11. With respect to ground (iv), at paragraph 39 it would appear that the judge has employed some of her own opinion in relation to whether the appellant with a degree in IT would be able to create a website or not on the basis that "it is not a particularly difficult piece of IT for a layperson to learn let alone an IT graduate" and this would appear to be speculation and an error on the part of the judge.
12. In relation to ground (v) and the criticism that the judge took into account evidence which could not have been supplied with the application the judge notes that the appellant had failed to produce various documents before the Tribunal and yet in holding such an absence of evidence against the appellant the judge did misdirect herself in law because she was, in any event, unable to take that into account.

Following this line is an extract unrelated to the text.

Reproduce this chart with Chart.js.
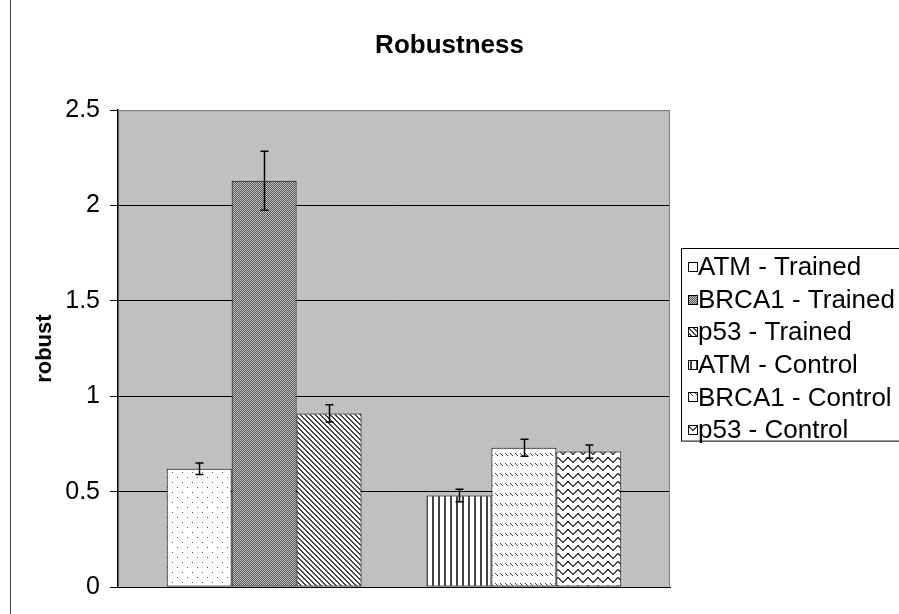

13. It is also the case that in relation to ground (vi) the judge took into account further information such that there was "nothing before me to show that the appellant has used his post-study migrant leave to legitimately develop Beam Marketing".
Notice of Decision
14. I can accept that the grounds of challenge would appear on the one hand to criticise the judge for failing to take into account further evidence or expecting further evidence whilst at the same time criticising the judge for indeed taking into account further evidence which does seem curious. On balance, however, the judge did, despite her self direction, with consider further evidence not submitted with the application or consider the fact that further evidence was not in existence. I consider that the judge has cumulatively made rather too many errors either in fact or law for this decision to stand and the matter should be referred to the First-tier Tribunal for further consideration.
15. The Judge erred materially for the reasons identified. I set aside the decision pursuant to Section 12(2)(a) of the Tribunals Courts and Enforcement Act 2007 (TCE 2007). Bearing in mind the nature and extent of the findings to be made the matter should be remitted to the First-tier Tribunal under section 12(2) (b) (i) of the TCE 2007 and further to 7.2 (b) of the Presidential Practice Statement.